• Stated task: Reproduce the listing below in full and without alteration, apart from its pictures.

• Data lines:
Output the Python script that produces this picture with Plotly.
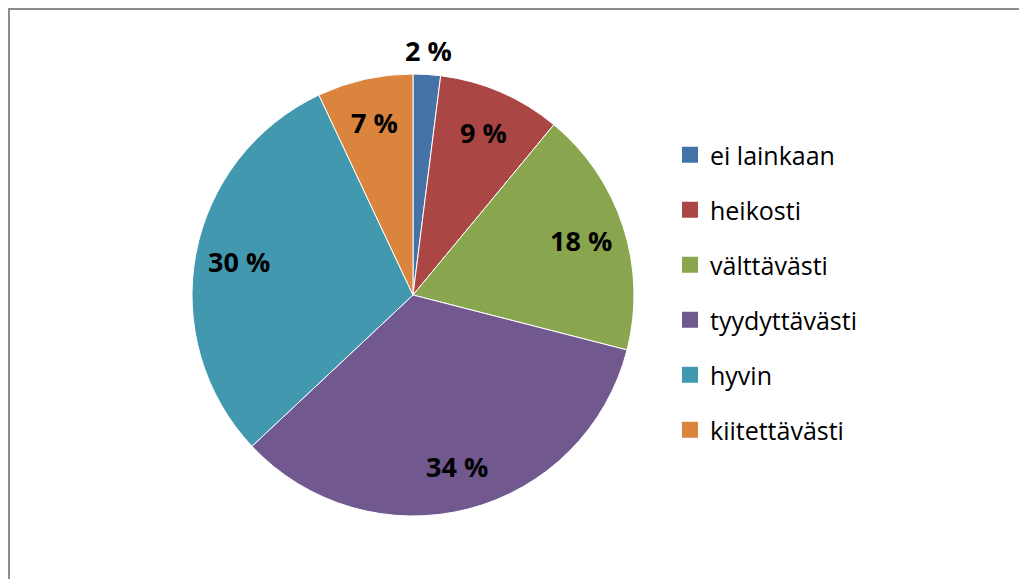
import math
import plotly.graph_objects as go

categories = ["ei lainkaan", "heikosti", "välttävästi", "tyydyttävästi", "hyvin", "kiitettävästi"]
values = [2, 9, 18, 34, 30, 7]
colors = ["#4572A7", "#AA4643", "#89A54E", "#71588F", "#4198AF", "#DB843D"]

# page body has an 8px default margin, so figure coordinates are offset by 8px
OFF = 8
W, H = 1027 - OFF, 579 - OFF
CX, CY, R = 413 - OFF, 295 - OFF, 221  # pie centre / radius in pixels (from top-left)

fig = go.Figure()
fig.add_trace(go.Pie(
    labels=categories, values=values, sort=False, direction="clockwise", rotation=0,
    marker=dict(colors=colors, line=dict(color="white", width=1)),
    textinfo="none", showlegend=False, hoverinfo="label+percent",
    domain=dict(x=[(CX - R) / W, (CX + R) / W], y=[(H - CY - R) / H, (H - CY + R) / H]),
))

# legend entries via invisible scatter traces (for item spacing)
for i, (c, col) in enumerate(zip(categories, colors)):
    fig.add_trace(go.Scatter(
        x=[None], y=[None], mode="markers", name=c, legendgroup=f"g{i}",
        marker=dict(symbol="square", size=16, color=col),
    ))

# percentage labels
total = sum(values)
cum = 0
for v in values:
    mid = (cum + v / 2) / total * 2 * math.pi
    cum += v
    r = 1.11 * R if v / total < 0.04 else 0.8 * R
    px = CX + r * math.sin(mid)
    py = CY - r * math.cos(mid)
    fig.add_annotation(
        x=px / W, y=1 - py / H, xref="paper", yref="paper", showarrow=False,
        text=f"<b>{v} %</b>", font=dict(family="Open Sans", size=27, color="black"),
        xanchor="center", yanchor="middle",
    )

# chart border
fig.add_shape(type="rect", xref="paper", yref="paper",
              x0=1 / W, x1=1.05, y0=-0.05, y1=1 - 1 / H,
              line=dict(color="#8C8C8C", width=2), fillcolor="rgba(0,0,0,0)")

fig.update_layout(
    width=W, height=H, margin=dict(l=0, r=0, t=0, b=0),
    paper_bgcolor="white", plot_bgcolor="white",
    xaxis=dict(visible=False), yaxis=dict(visible=False),
    legend=dict(x=662 / W, y=1 - 124 / H, xanchor="left", yanchor="top",
                traceorder="grouped", tracegroupgap=19.5,
                font=dict(family="Open Sans", size=25, color="black"),
                bgcolor="rgba(0,0,0,0)"),
    showlegend=True,
)

fig.write_html("out.html")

• Exercise solution:
Output the Python script that produces this picture with Plotly.
import math
import plotly.graph_objects as go

categories = ["ei lainkaan", "heikosti", "välttävästi", "tyydyttävästi", "hyvin", "kiitettävästi"]
values = [2, 9, 18, 34, 30, 7]
colors = ["#4572A7", "#AA4643", "#89A54E", "#71588F", "#4198AF", "#DB843D"]

# page body has an 8px default margin, so figure coordinates are offset by 8px
OFF = 8
W, H = 1027 - OFF, 579 - OFF
CX, CY, R = 413 - OFF, 295 - OFF, 221  # pie centre / radius in pixels (from top-left)

fig = go.Figure()
fig.add_trace(go.Pie(
    labels=categories, values=values, sort=False, direction="clockwise", rotation=0,
    marker=dict(colors=colors, line=dict(color="white", width=1)),
    textinfo="none", showlegend=False, hoverinfo="label+percent",
    domain=dict(x=[(CX - R) / W, (CX + R) / W], y=[(H - CY - R) / H, (H - CY + R) / H]),
))

# legend entries via invisible scatter traces (for item spacing)
for i, (c, col) in enumerate(zip(categories, colors)):
    fig.add_trace(go.Scatter(
        x=[None], y=[None], mode="markers", name=c, legendgroup=f"g{i}",
        marker=dict(symbol="square", size=16, color=col),
    ))

# percentage labels
total = sum(values)
cum = 0
for v in values:
    mid = (cum + v / 2) / total * 2 * math.pi
    cum += v
    r = 1.11 * R if v / total < 0.04 else 0.8 * R
    px = CX + r * math.sin(mid)
    py = CY - r * math.cos(mid)
    fig.add_annotation(
        x=px / W, y=1 - py / H, xref="paper", yref="paper", showarrow=False,
        text=f"<b>{v} %</b>", font=dict(family="Open Sans", size=27, color="black"),
        xanchor="center", yanchor="middle",
    )

# chart border
fig.add_shape(type="rect", xref="paper", yref="paper",
              x0=1 / W, x1=1.05, y0=-0.05, y1=1 - 1 / H,
              line=dict(color="#8C8C8C", width=2), fillcolor="rgba(0,0,0,0)")

fig.update_layout(
    width=W, height=H, margin=dict(l=0, r=0, t=0, b=0),
    paper_bgcolor="white", plot_bgcolor="white",
    xaxis=dict(visible=False), yaxis=dict(visible=False),
    legend=dict(x=662 / W, y=1 - 124 / H, xanchor="left", yanchor="top",
                traceorder="grouped", tracegroupgap=19.5,
                font=dict(family="Open Sans", size=25, color="black"),
                bgcolor="rgba(0,0,0,0)"),
    showlegend=True,
)

fig.write_html("out.html")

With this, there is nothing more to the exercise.